What the task asks | Would you return the complete listing below word for word?

Recorded data |
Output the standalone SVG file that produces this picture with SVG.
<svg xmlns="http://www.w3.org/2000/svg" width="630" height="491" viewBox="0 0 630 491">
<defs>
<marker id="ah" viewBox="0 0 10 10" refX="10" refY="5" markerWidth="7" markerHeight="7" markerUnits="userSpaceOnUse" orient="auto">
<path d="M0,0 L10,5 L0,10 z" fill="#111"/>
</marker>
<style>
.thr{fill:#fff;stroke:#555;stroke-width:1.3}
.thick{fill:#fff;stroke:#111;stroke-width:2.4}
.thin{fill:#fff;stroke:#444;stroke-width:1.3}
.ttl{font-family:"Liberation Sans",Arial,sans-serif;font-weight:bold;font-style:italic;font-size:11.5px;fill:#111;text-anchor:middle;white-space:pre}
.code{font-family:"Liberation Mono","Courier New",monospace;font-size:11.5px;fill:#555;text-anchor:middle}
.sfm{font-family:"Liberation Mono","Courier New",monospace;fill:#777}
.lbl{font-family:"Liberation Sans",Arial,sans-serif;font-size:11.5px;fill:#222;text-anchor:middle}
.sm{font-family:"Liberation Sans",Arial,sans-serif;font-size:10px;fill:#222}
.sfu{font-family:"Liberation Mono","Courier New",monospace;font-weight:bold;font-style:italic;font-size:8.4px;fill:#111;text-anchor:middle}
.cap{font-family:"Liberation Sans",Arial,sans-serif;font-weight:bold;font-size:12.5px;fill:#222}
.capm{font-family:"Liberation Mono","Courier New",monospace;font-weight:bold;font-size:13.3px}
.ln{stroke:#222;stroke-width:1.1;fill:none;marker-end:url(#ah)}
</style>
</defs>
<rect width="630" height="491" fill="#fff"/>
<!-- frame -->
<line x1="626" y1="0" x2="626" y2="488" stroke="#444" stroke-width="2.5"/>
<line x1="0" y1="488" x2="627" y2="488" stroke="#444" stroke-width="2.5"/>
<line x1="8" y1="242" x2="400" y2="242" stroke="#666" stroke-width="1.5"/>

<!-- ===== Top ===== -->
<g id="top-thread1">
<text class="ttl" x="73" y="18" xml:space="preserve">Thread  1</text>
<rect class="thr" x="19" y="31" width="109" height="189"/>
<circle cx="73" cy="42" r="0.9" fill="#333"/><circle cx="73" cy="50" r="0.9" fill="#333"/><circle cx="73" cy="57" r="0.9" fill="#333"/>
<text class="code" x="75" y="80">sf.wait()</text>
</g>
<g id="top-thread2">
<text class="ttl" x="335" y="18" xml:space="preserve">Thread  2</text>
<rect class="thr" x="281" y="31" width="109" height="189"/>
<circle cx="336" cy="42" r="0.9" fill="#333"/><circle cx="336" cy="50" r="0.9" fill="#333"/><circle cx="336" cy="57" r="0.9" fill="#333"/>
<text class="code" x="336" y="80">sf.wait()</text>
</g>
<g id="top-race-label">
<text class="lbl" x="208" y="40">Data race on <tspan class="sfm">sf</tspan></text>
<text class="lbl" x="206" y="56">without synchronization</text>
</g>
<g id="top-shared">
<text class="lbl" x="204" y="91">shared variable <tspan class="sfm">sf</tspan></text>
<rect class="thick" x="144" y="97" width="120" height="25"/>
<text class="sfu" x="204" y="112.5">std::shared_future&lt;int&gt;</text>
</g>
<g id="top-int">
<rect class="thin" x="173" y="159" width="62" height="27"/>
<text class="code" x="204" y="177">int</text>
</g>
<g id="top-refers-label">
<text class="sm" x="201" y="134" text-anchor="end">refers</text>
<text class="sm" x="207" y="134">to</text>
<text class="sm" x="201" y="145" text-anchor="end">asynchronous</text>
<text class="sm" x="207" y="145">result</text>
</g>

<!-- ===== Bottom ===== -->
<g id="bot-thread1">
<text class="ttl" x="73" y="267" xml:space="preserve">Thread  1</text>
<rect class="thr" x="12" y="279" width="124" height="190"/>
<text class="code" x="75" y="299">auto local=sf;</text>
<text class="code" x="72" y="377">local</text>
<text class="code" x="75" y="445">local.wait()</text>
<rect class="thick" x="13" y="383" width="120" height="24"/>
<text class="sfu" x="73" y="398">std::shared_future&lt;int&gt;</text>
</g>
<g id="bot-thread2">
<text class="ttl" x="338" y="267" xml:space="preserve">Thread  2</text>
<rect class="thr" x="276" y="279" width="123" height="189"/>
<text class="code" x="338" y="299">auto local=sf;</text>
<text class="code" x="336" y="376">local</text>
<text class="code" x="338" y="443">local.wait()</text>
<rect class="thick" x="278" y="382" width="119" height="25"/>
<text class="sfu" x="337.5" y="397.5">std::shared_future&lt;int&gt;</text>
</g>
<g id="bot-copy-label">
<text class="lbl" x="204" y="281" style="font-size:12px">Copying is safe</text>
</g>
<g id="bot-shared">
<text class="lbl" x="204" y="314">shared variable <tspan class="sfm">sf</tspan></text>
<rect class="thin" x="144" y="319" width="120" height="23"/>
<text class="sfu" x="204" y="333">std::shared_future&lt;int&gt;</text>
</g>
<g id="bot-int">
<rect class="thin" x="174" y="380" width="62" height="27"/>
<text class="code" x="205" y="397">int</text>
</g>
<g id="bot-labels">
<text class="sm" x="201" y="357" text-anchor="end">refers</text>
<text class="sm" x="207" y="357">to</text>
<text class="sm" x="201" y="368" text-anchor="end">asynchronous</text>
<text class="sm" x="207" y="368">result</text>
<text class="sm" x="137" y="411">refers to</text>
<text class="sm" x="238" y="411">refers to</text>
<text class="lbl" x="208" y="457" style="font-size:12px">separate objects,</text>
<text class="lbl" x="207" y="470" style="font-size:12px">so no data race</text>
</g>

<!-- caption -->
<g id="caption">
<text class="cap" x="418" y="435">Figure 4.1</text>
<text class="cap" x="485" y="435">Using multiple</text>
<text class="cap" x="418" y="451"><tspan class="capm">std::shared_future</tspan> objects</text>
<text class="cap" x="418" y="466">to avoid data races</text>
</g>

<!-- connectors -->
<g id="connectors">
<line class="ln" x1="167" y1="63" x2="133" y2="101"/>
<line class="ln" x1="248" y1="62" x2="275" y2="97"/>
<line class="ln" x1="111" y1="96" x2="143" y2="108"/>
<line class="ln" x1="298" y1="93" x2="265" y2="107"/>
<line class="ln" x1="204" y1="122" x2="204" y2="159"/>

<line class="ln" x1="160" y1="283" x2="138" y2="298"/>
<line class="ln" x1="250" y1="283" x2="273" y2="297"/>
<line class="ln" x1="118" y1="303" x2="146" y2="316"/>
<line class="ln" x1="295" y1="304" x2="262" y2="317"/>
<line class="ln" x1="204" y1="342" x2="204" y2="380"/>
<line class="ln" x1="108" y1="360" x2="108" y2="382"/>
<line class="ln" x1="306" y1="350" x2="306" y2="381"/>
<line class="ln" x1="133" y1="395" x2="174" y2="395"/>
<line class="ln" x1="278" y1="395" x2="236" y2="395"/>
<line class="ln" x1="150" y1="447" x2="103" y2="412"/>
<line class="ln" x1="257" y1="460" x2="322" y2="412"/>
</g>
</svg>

Finished task |
Output the standalone SVG file that produces this picture with SVG.
<svg xmlns="http://www.w3.org/2000/svg" width="630" height="491" viewBox="0 0 630 491">
<defs>
<marker id="ah" viewBox="0 0 10 10" refX="10" refY="5" markerWidth="7" markerHeight="7" markerUnits="userSpaceOnUse" orient="auto">
<path d="M0,0 L10,5 L0,10 z" fill="#111"/>
</marker>
<style>
.thr{fill:#fff;stroke:#555;stroke-width:1.3}
.thick{fill:#fff;stroke:#111;stroke-width:2.4}
.thin{fill:#fff;stroke:#444;stroke-width:1.3}
.ttl{font-family:"Liberation Sans",Arial,sans-serif;font-weight:bold;font-style:italic;font-size:11.5px;fill:#111;text-anchor:middle;white-space:pre}
.code{font-family:"Liberation Mono","Courier New",monospace;font-size:11.5px;fill:#555;text-anchor:middle}
.sfm{font-family:"Liberation Mono","Courier New",monospace;fill:#777}
.lbl{font-family:"Liberation Sans",Arial,sans-serif;font-size:11.5px;fill:#222;text-anchor:middle}
.sm{font-family:"Liberation Sans",Arial,sans-serif;font-size:10px;fill:#222}
.sfu{font-family:"Liberation Mono","Courier New",monospace;font-weight:bold;font-style:italic;font-size:8.4px;fill:#111;text-anchor:middle}
.cap{font-family:"Liberation Sans",Arial,sans-serif;font-weight:bold;font-size:12.5px;fill:#222}
.capm{font-family:"Liberation Mono","Courier New",monospace;font-weight:bold;font-size:13.3px}
.ln{stroke:#222;stroke-width:1.1;fill:none;marker-end:url(#ah)}
</style>
</defs>
<rect width="630" height="491" fill="#fff"/>
<!-- frame -->
<line x1="626" y1="0" x2="626" y2="488" stroke="#444" stroke-width="2.5"/>
<line x1="0" y1="488" x2="627" y2="488" stroke="#444" stroke-width="2.5"/>
<line x1="8" y1="242" x2="400" y2="242" stroke="#666" stroke-width="1.5"/>

<!-- ===== Top ===== -->
<g id="top-thread1">
<text class="ttl" x="73" y="18" xml:space="preserve">Thread  1</text>
<rect class="thr" x="19" y="31" width="109" height="189"/>
<circle cx="73" cy="42" r="0.9" fill="#333"/><circle cx="73" cy="50" r="0.9" fill="#333"/><circle cx="73" cy="57" r="0.9" fill="#333"/>
<text class="code" x="75" y="80">sf.wait()</text>
</g>
<g id="top-thread2">
<text class="ttl" x="335" y="18" xml:space="preserve">Thread  2</text>
<rect class="thr" x="281" y="31" width="109" height="189"/>
<circle cx="336" cy="42" r="0.9" fill="#333"/><circle cx="336" cy="50" r="0.9" fill="#333"/><circle cx="336" cy="57" r="0.9" fill="#333"/>
<text class="code" x="336" y="80">sf.wait()</text>
</g>
<g id="top-race-label">
<text class="lbl" x="208" y="40">Data race on <tspan class="sfm">sf</tspan></text>
<text class="lbl" x="206" y="56">without synchronization</text>
</g>
<g id="top-shared">
<text class="lbl" x="204" y="91">shared variable <tspan class="sfm">sf</tspan></text>
<rect class="thick" x="144" y="97" width="120" height="25"/>
<text class="sfu" x="204" y="112.5">std::shared_future&lt;int&gt;</text>
</g>
<g id="top-int">
<rect class="thin" x="173" y="159" width="62" height="27"/>
<text class="code" x="204" y="177">int</text>
</g>
<g id="top-refers-label">
<text class="sm" x="201" y="134" text-anchor="end">refers</text>
<text class="sm" x="207" y="134">to</text>
<text class="sm" x="201" y="145" text-anchor="end">asynchronous</text>
<text class="sm" x="207" y="145">result</text>
</g>

<!-- ===== Bottom ===== -->
<g id="bot-thread1">
<text class="ttl" x="73" y="267" xml:space="preserve">Thread  1</text>
<rect class="thr" x="12" y="279" width="124" height="190"/>
<text class="code" x="75" y="299">auto local=sf;</text>
<text class="code" x="72" y="377">local</text>
<text class="code" x="75" y="445">local.wait()</text>
<rect class="thick" x="13" y="383" width="120" height="24"/>
<text class="sfu" x="73" y="398">std::shared_future&lt;int&gt;</text>
</g>
<g id="bot-thread2">
<text class="ttl" x="338" y="267" xml:space="preserve">Thread  2</text>
<rect class="thr" x="276" y="279" width="123" height="189"/>
<text class="code" x="338" y="299">auto local=sf;</text>
<text class="code" x="336" y="376">local</text>
<text class="code" x="338" y="443">local.wait()</text>
<rect class="thick" x="278" y="382" width="119" height="25"/>
<text class="sfu" x="337.5" y="397.5">std::shared_future&lt;int&gt;</text>
</g>
<g id="bot-copy-label">
<text class="lbl" x="204" y="281" style="font-size:12px">Copying is safe</text>
</g>
<g id="bot-shared">
<text class="lbl" x="204" y="314">shared variable <tspan class="sfm">sf</tspan></text>
<rect class="thin" x="144" y="319" width="120" height="23"/>
<text class="sfu" x="204" y="333">std::shared_future&lt;int&gt;</text>
</g>
<g id="bot-int">
<rect class="thin" x="174" y="380" width="62" height="27"/>
<text class="code" x="205" y="397">int</text>
</g>
<g id="bot-labels">
<text class="sm" x="201" y="357" text-anchor="end">refers</text>
<text class="sm" x="207" y="357">to</text>
<text class="sm" x="201" y="368" text-anchor="end">asynchronous</text>
<text class="sm" x="207" y="368">result</text>
<text class="sm" x="137" y="411">refers to</text>
<text class="sm" x="238" y="411">refers to</text>
<text class="lbl" x="208" y="457" style="font-size:12px">separate objects,</text>
<text class="lbl" x="207" y="470" style="font-size:12px">so no data race</text>
</g>

<!-- caption -->
<g id="caption">
<text class="cap" x="418" y="435">Figure 4.1</text>
<text class="cap" x="485" y="435">Using multiple</text>
<text class="cap" x="418" y="451"><tspan class="capm">std::shared_future</tspan> objects</text>
<text class="cap" x="418" y="466">to avoid data races</text>
</g>

<!-- connectors -->
<g id="connectors">
<line class="ln" x1="167" y1="63" x2="133" y2="101"/>
<line class="ln" x1="248" y1="62" x2="275" y2="97"/>
<line class="ln" x1="111" y1="96" x2="143" y2="108"/>
<line class="ln" x1="298" y1="93" x2="265" y2="107"/>
<line class="ln" x1="204" y1="122" x2="204" y2="159"/>

<line class="ln" x1="160" y1="283" x2="138" y2="298"/>
<line class="ln" x1="250" y1="283" x2="273" y2="297"/>
<line class="ln" x1="118" y1="303" x2="146" y2="316"/>
<line class="ln" x1="295" y1="304" x2="262" y2="317"/>
<line class="ln" x1="204" y1="342" x2="204" y2="380"/>
<line class="ln" x1="108" y1="360" x2="108" y2="382"/>
<line class="ln" x1="306" y1="350" x2="306" y2="381"/>
<line class="ln" x1="133" y1="395" x2="174" y2="395"/>
<line class="ln" x1="278" y1="395" x2="236" y2="395"/>
<line class="ln" x1="150" y1="447" x2="103" y2="412"/>
<line class="ln" x1="257" y1="460" x2="322" y2="412"/>
</g>
</svg>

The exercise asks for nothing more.